- Born: The Gambia
- Occupation: Educator
- Years active: 2015 - Present
- Known for: Youth Education

= Salimatou Fatty =

Gambian educator and gender advocate

Salimatou Fatty (born 2 February 1994) is a Gambian educator and gender advocate. She is the Founder of the Salimatou Foundation for Education, a charitable foundation in The Gambia that advocate for accessible and affordable quality education for all. She is a Global Youth Advocate at Global Partnership for Education. In 2017, she was named in the 100 list of the most influential young Africans for her efforts in promoting education for young girls.

==Education==
Fatty started her education at Arabic institution where she learned about her Islam religion. She proceed to Kerewan Primary School up to primary 2. After completion of Primary two, Salimatou and her family moved to the city in FajiKunda. She studied Gender and Development at Management Development Institute and is currently studying law at the University of the Gambia.

===Activism===
Salimatou started her humanitarian work in 2014 after her High School Education. She was appointed as Global Youth Ambassador by A World At School in 2014 to 2017. She founded the Salimatou Foundation for Education in November 2015. Her charity advocates for quality education for all and Gender Equality. She was nominated for African Youth Award under “Advocate of the year” in December 2016, she was named “Girl of the Month” in September 2016 by Girls Pride Circle, and she was named “Young Personality of the week” in March 2016 by Young People in the Media. Salimatou is a Barack Obama Young African Leaders Initiative (YALI RLC) Alumni.
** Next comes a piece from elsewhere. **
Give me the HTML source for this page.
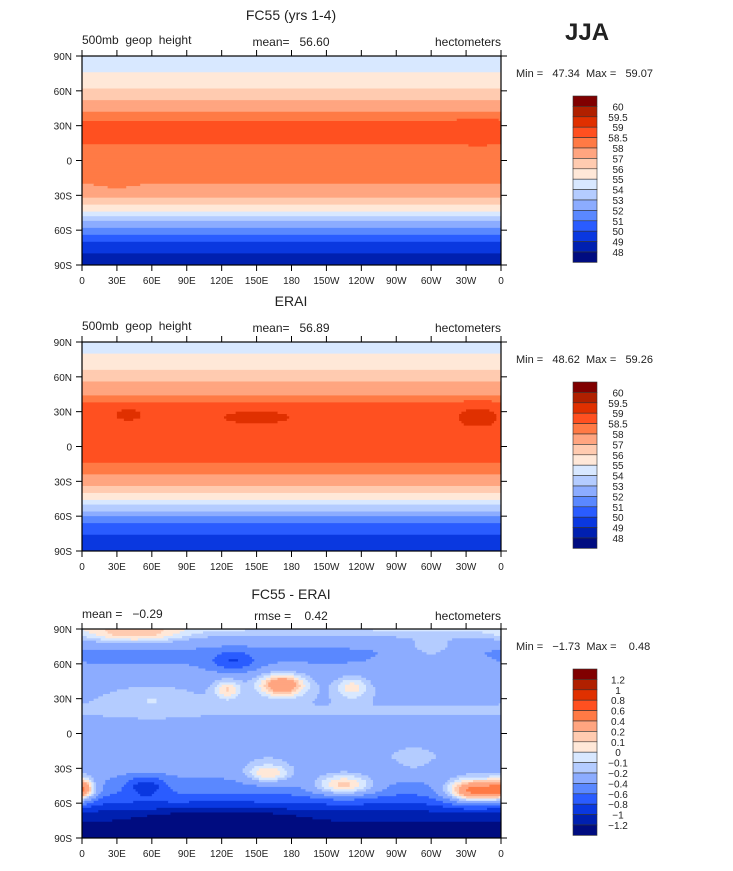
<!DOCTYPE html>
<html><head><meta charset="utf-8"><style>
body{margin:0;background:#fff;}
svg text{font-family:"Liberation Sans",sans-serif;fill:#222;white-space:pre;}
</style></head><body>
<svg id="s" width="733" height="866" xmlns="http://www.w3.org/2000/svg" xml:space="preserve">
<text x="565" y="40" font-size="24" font-weight="bold" fill="#000">JJA</text>
</svg>
<script>
const lats=[90,80,70,60,50,40,30,20,10,0,-10,-20,-30,-40,-50,-60,-70,-80,-90];
const prof1=[54.5,54.7,55.3,56.2,57.3,58.2,58.7,58.7,58.3,58.2,58.2,58.0,57.3,55.8,53.5,51.5,50.0,49.0,48.5];
const prof2=[54.8,55.0,55.6,56.5,57.5,58.4,58.8,58.8,58.6,58.6,58.6,58.3,57.5,56.0,54.0,52.0,50.5,49.5,49.0];
const prof3=[-0.08,-0.3,-0.45,-0.4,-0.3,-0.25,-0.22,-0.19,-0.22,-0.25,-0.25,-0.22,-0.3,-0.42,-0.55,-0.8,-1.1,-1.25,-1.25];
const blobLon3=[172,-23,-135,160,0,125,130,55,45,-128,120,-75,60,-60];
const blobLat3=[42,-50,-45,-35,-48,38,62,-45,85,40,-77,-25,30,70];
const blobAmp3=[0.65,1.0,0.6,0.45,0.6,0.35,-0.4,-0.45,0.35,0.3,-0.4,0.1,0.12,0.25];
const blobSx3=[14,18,20,14,8,8,14,12,30,10,40,12,25,25];
const blobSy3=[7,8,7,6,7,6,6,6,6,7,8,10,8,8];
const blobLon1=[30,-20,150];const blobLat1=[-20,25,25];const blobAmp1=[0.3,0.3,0.2];const blobSx1=[12,12,30];const blobSy1=[6,8,6];
const blobLon2=[-20,40,150];const blobLat2=[25,28,25];const blobAmp2=[0.4,0.3,0.3];const blobSx2=[14,12,30];const blobSy2=[8,6,6];
const lev1=[48,49,50,51,52,53,54,55,56,57,58,58.5,59,59.5,60];
const lab1=['48','49','50','51','52','53','54','55','56','57','58','58.5','59','59.5','60'];
const lev3=[-1.2,-1,-0.8,-0.6,-0.4,-0.2,-0.1,0,0.1,0.2,0.4,0.6,0.8,1,1.2];
const lab3=['\u22121.2','\u22121','\u22120.8','\u22120.6','\u22120.4','\u22120.2','\u22120.1','0','0.1','0.2','0.4','0.6','0.8','1','1.2'];
const cols=['#000c80','#0020b0','#0a38e0','#2a5cff','#5a88ff','#8cacff','#b4ccff','#d8e8ff','#ffe8d8','#ffcbb0','#ffa580','#ff7a45','#ff5020','#e03000','#b02000','#800000'];
const latTicks=['90N','60N','30N','0','30S','60S','90S'];
const lonTicks=['0','30E','60E','90E','120E','150E','180','150W','120W','90W','60W','30W','0'];
const panels=[
 {top:56,title:'FC55 (yrs 1-4)',ty:20,sy:44,l:'500mb  geop  height',m:'mean=   56.60',minmax:'Min =   47.34  Max =   59.07',prof:prof1,bl:[blobLon1,blobLat1,blobAmp1,blobSx1,blobSy1],lev:lev1,lab:lab1},
 {top:342,title:'ERAI',ty:306,sy:330,l:'500mb  geop  height',m:'mean=   56.89',minmax:'Min =   48.62  Max =   59.26',prof:prof2,bl:[blobLon2,blobLat2,blobAmp2,blobSx2,blobSy2],lev:lev1,lab:lab1},
 {top:629,title:'FC55 - ERAI',ty:599,sy:618,l:'mean =   \u22120.29',m:'rmse =    0.42',minmax:'Min =   \u22121.73  Max =    0.48',prof:prof3,bl:[blobLon3,blobLat3,blobAmp3,blobSx3,blobSy3],lev:lev3,lab:lab3}
];
const S=document.getElementById('s');const NS='http://www.w3.org/2000/svg';
function mk(t,a,p){const e=document.createElementNS(NS,t);for(const k in a)e.setAttribute(k,a[k]);(p||S).appendChild(e);return e;}
const X0=82,X1=501,H=209;
function lonX(l){return X0+(l/360)*(X1-X0);}
function interp(arr,lat){for(let i=0;i<lats.length-1;i++){if(lat<=lats[i]&&lat>=lats[i+1]){const f=(lats[i]-lat)/(lats[i]-lats[i+1]);return arr[i]*(1-f)+arr[i+1]*f;}}return arr[arr.length-1];}
function colIdx(v,lev){let i=0;while(i<lev.length&&v>=lev[i])i++;return i;}
panels.forEach((p,pi)=>{
 const yOf=lat=>p.top+(90-lat)/180*H;
 const g=mk('g',{});
 
 
 const step=2;
 for(let lat=90;lat>-90;lat-=step){
  const cl=lat-step/2;let runStart=0,runC=-1;
  for(let lon=0;lon<=360;lon+=step){
   let c=-2;
   if(lon<360){const lo=lon+step/2;let v=interp(p.prof,cl);
    const [bx,by,ba,bsx,bsy]=p.bl;
    for(let b=0;b<bx.length;b++){let dl=((lo-bx[b])%360+540)%360-180;const d=(dl/bsx[b])**2+((cl-by[b])/bsy[b])**2;v+=ba[b]*Math.exp(-d/2);}
    c=colIdx(v,p.lev);}
   if(c!==runC){if(runC>=0){const r=mk('rect',{x:lonX(runStart),y:yOf(lat),width:lonX(lon)-lonX(runStart)+0.5,height:H*step/180+0.5,fill:cols[runC]},g);
     
     }
    runC=c;runStart=lon;}
  }
 }
 const fr=mk('rect',{x:X0,y:p.top,width:X1-X0,height:H,fill:'none',stroke:'#000','stroke-width':1.2});
 
 latTicks.forEach((t,i)=>{const y=p.top+i*H/6;mk('line',{x1:X0-6,x2:X0,y1:y,y2:y,stroke:'#000'});mk('line',{x1:X1,x2:X1+6,y1:y,y2:y,stroke:'#000'});
  const tx=mk('text',{x:X0-10,y:y+4,'font-size':10,'text-anchor':'end'});tx.textContent=t;
  });
 lonTicks.forEach((t,i)=>{const x=X0+i*(X1-X0)/12;mk('line',{x1:x,x2:x,y1:p.top+H,y2:p.top+H+6,stroke:'#000'});mk('line',{x1:x,x2:x,y1:p.top-6,y2:p.top,stroke:'#000'});
  const tx=mk('text',{x:x,y:p.top+H+19,'font-size':10,'text-anchor':'middle'});tx.textContent=t;
  });
 const tt=mk('text',{x:291,y:p.ty,'font-size':14,'text-anchor':'middle',fill:'#000'});tt.textContent=p.title;
 
 const a=mk('text',{x:X0,y:p.sy,'font-size':12});a.textContent=p.l;
 const b=mk('text',{x:291,y:p.sy+2,'font-size':12,'text-anchor':'middle'});b.textContent=p.m;
 const c=mk('text',{x:X1,y:p.sy+2,'font-size':12,'text-anchor':'end'});c.textContent='hectometers';
 const mm=mk('text',{x:516,y:p.top+21,'font-size':11});mm.textContent=p.minmax;
 const cbTop=p.top+40,bh=10.4,cg=mk('g',{});
 
 for(let k=0;k<16;k++){const r=mk('rect',{x:573,y:cbTop+k*bh,width:24,height:bh,fill:cols[15-k],stroke:'#333','stroke-width':0.6},cg);
  }
 for(let k=0;k<15;k++){const t=mk('text',{x:618,y:cbTop+(k+1)*bh+4,'font-size':10,'text-anchor':'middle'},cg);t.textContent=p.lab[14-k];
  }
});
</script>
</body></html>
She was named “African Woman of the Day” by MTV Ghana on 3 March 2017, she was listed as 100 Most Influential Young Africans leaders in 2017 by African Youth Award. Salimatou has represented and attended several conferences and meetings In Africa, Asia, America, Europe and United Kingdom on humanitarian issues.

== Personal life ==
Fatty was born in Kerewan village in the North Bank Division of the Gambia in 1994 to Aja Fatoumatta Jarra Ceesay and Alhajie Saikou Fatty. She is the seventh of nine children. She attended Oustass Keita Dara, where she learned to practice her religion, Islam. Her father died when she was one year old. She was raised by a single mother. In 2019 January, after her medical checkup, she found out she has been suffering from multiple scoliosis. Salimatou has been battling with depression throughout 2019.